“I’m no saint, but I was glad to help!”
I have sometimes heard that phrase spoken by people in response to a compliment they might have received for some good work. But why is this so? What image of saints do we carry within us that makes us reluctant to be counted among their number? Are we perhaps fearful that one good deed might lead to another, carrying us ever more deeply into a life where we eventually find ourselves way out of our spiritual comfort zones? Maybe that spirit of reluctance is expressed best in the old prayer that goes like this: “Make me good, O God, but not quite yet.”
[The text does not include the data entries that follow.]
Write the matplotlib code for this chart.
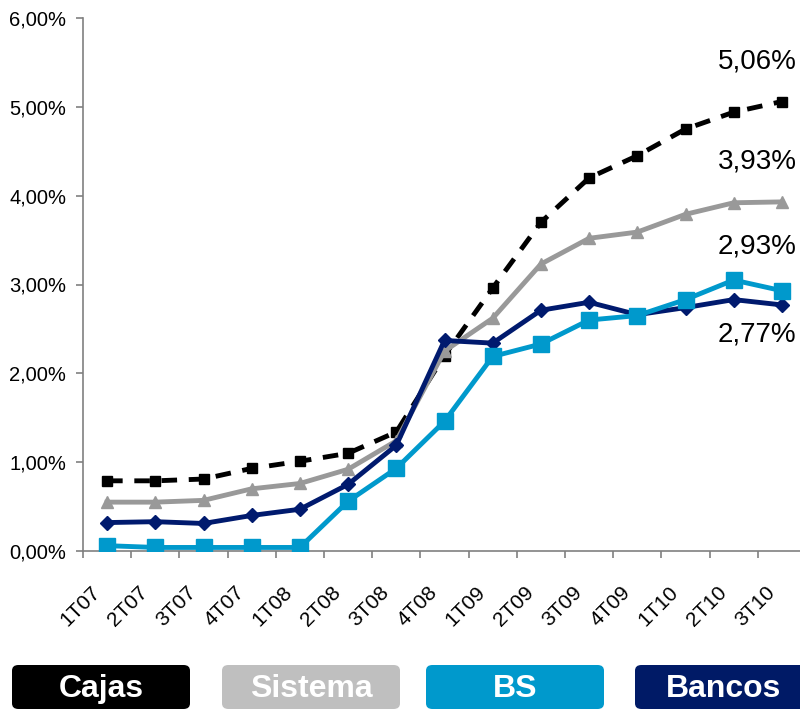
import matplotlib
matplotlib.use('Agg')
import matplotlib.pyplot as plt
from matplotlib.patches import FancyBboxPatch
import numpy as np

plt.rcParams['font.family'] = ['Liberation Sans', 'DejaVu Sans']

# quarters and ratios (%)
quarters = ['1T07', '2T07', '3T07', '4T07', '1T08', '2T08', '3T08', '4T08',
            '1T09', '2T09', '3T09', '4T09', '1T10', '2T10', '3T10']
cajas = [0.79, 0.79, 0.81, 0.93, 1.01, 1.10, 1.34, 2.20, 2.96, 3.70, 4.20, 4.45, 4.75, 4.94, 5.06]
sistema = [0.55, 0.55, 0.57, 0.70, 0.76, 0.92, 1.24, 2.25, 2.62, 3.23, 3.52, 3.59, 3.79, 3.92, 3.93]
bs = [0.06, 0.04, 0.04, 0.04, 0.04, 0.56, 0.93, 1.46, 2.19, 2.33, 2.60, 2.65, 2.83, 3.05, 2.93]
bancos = [0.32, 0.33, 0.31, 0.40, 0.47, 0.75, 1.19, 2.37, 2.34, 2.71, 2.80, 2.66, 2.74, 2.83, 2.77]

names = ['Cajas', 'Sistema', 'BS', 'Bancos']
box_colors = ['#000000', '#bfbfbf', '#0099cc', '#001a66']

def pct(v):
    return ('%.2f' % v).replace('.', ',') + '%'

fig = plt.figure(figsize=(8, 7.09), dpi=100)
ax = fig.add_axes([83/800, 158/709, 723/800, 533/709])

x = np.arange(len(quarters))
ax.plot(x, cajas, color='black', lw=3.5, ls=(0, (3.2, 2.4)), marker='s', ms=7.5, zorder=3)
ax.plot(x, sistema, color='#999999', lw=3.5, marker='^', ms=9, zorder=4)
ax.plot(x, bancos, color='#001a6e', lw=3.5, marker='D', ms=7, zorder=5)
ax.plot(x, bs, color='#0099cc', lw=3.5, marker='s', ms=12, zorder=6)

# end values
for vals, dy in [(cajas, 40), (sistema, 40), (bs, 44), (bancos, -30)]:
    ax.annotate(pct(vals[-1]), xy=(x[-1], vals[-1]), xytext=(-25, dy),
                textcoords='offset pixels', ha='center', va='center',
                fontsize=20, color='black')

ax.set_xlim(-0.5, len(quarters) - 0.5)
ax.set_ylim(0, 6)
ax.set_yticks(np.arange(0, 7, 1))
ax.set_yticklabels([pct(v) for v in range(7)], fontsize=14.5)

# labels sit a bit left of each point, tick marks on the category edges
ax.set_xticks(x - 0.35)
ax.set_xticklabels(quarters, rotation=45, ha='right', rotation_mode='anchor', fontsize=15)
ax.set_xticks(np.arange(-0.5, len(quarters), 1), minor=True)
ax.tick_params(axis='x', which='major', length=0, pad=23)
ax.tick_params(axis='x', which='minor', length=5, color='#808080', width=1.2)
ax.tick_params(axis='y', length=5, color='#808080', width=1.2, pad=7)

for s in ['top', 'right']:
    ax.spines[s].set_visible(False)
for s in ['left', 'bottom']:
    ax.spines[s].set_color('#808080')
    ax.spines[s].set_linewidth(1.2)

# legend boxes along the bottom
box_x = [12, 222, 426, 635]
for nm, col, bx in zip(names, box_colors, box_x):
    p = FancyBboxPatch((bx/800, 0), 178/800, 44/709,
                       boxstyle='round,pad=0,rounding_size=0.008',
                       transform=fig.transFigure, facecolor=col, edgecolor='none')
    fig.patches.append(p)
    fig.text((bx + 89)/800, 20/709, nm, color='white', fontsize=23, fontweight='bold',
             ha='center', va='center')

fig.savefig('out.png', dpi=100)
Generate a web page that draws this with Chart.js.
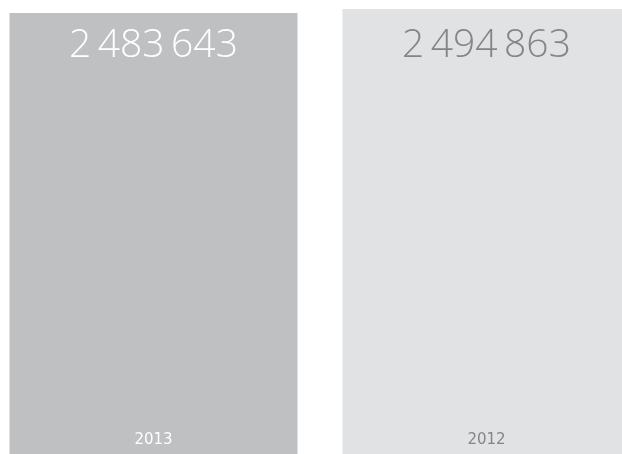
<!DOCTYPE html>
<html>
<head>
<meta charset="utf-8">
<script src="https://cdn.jsdelivr.net/npm/chart.js@4"></script>
<style>
    html, body { margin: 0; padding: 0; background: #ffffff; overflow: hidden; }
    #wrap { position: absolute; left: -13px; top: 0; width: 666px; height: 454px; }
</style>
</head>
<body>
<div id="wrap"><canvas id="chart"></canvas></div>
<script>
// Data
const years = ['2013', '2012'];
const totals = [2483643, 2494863];
const barColors = ['#bfc0c2', '#e1e2e4'];
const textColors = ['#ffffff', '#858585'];

// "2 483 643" style with thin spaces
function formatTotal(value) {
    return String(value).replace(/\B(?=(\d{3})+(?!\d))/g, '\u2009');
}

const barLabels = {
    id: 'barLabels',
    afterDatasetsDraw(chart) {
        const ctx = chart.ctx;
        const meta = chart.getDatasetMeta(0);
        ctx.save();
        ctx.textAlign = 'center';
        ctx.textBaseline = 'alphabetic';
        meta.data.forEach((bar, i) => {
            ctx.fillStyle = textColors[i];
            // value near top of bar
            ctx.font = '300 39px "Open Sans"';
            ctx.fillText(formatTotal(totals[i]), bar.x, 57);
            // year at the bottom of bar
            ctx.font = '15px "DejaVu Sans"';
            ctx.fillText(years[i], bar.x, chart.chartArea.bottom - 10);
        });
        ctx.restore();
    }
};

new Chart(document.getElementById('chart'), {
    type: 'bar',
    data: {
        labels: years,
        datasets: [{
            data: totals,
            backgroundColor: barColors,
            borderWidth: 0,
            categoryPercentage: 1,
            barPercentage: 288 / 333
        }]
    },
    options: {
        responsive: true,
        maintainAspectRatio: false,
        animation: false,
        layout: { padding: 0 },
        plugins: {
            legend: { display: false },
            tooltip: { enabled: false }
        },
        scales: {
            x: { display: false },
            y: { display: false, min: 1250000, max: 2520000 }
        }
    },
    plugins: [barLabels]
});
</script>
</body>
</html>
The word saint can be used to describe someone whose actions demonstrate the highest level of commitment to the well-being of the world, whether in one bold event, or over a lifetime of accumulated care and advocacy. This passion may well involve various kinds of suffering and sacrifice. It can seem to place at risk not only personal safety but relationships with friends and family members.
Over the years the word saint has come to be used in a more inclusive way. It may refer to heroic acts that receive public attention as well as the quiet daily expressions of love that take place well off the main stage of life. Sainthood is for the theologically sure-footed as well as for those wracked with doubts about divine intentions. Most of us might find ourselves at home with the title that Anne Tyler used for one of her books: Saint Maybe.
When we use the word saint to describe all those who express love through a vast array of actions, we haven’t lowered the bar. We’ve just returned to the way that saints were described in the New Testament: not as spiritual elites but as people who organized themselves into gatherings around the Mediterranean world to figure out what in the world it meant to be a Jesus-follower.
When St. Paul wrote to small gatherings of faithful people two thousand years ago, he didn’t address his letters to some of the saints, the great saints, or the cool saints, but to “all the saints.” That would have included the gracious and the grumblers, the clear and the confused, the eager and the hesitant. He wrote to them as if they all had two addresses: one in a geographical location (like Philippi or Rome or Corinth) and one in a spiritual location (“in Christ Jesus”). And he reminded them that all saints are great not because of what they do or where they are born but because they are loved by God and needed by God.
We could all try putting a St. in front of our names from time to time. It would be a reminder that we are today what Jesus-followers were two thousand years ago: people with unique gifts living in unique circumstances who seek to allow the love of God through our words and bodies. All saints. . .then and now for the future.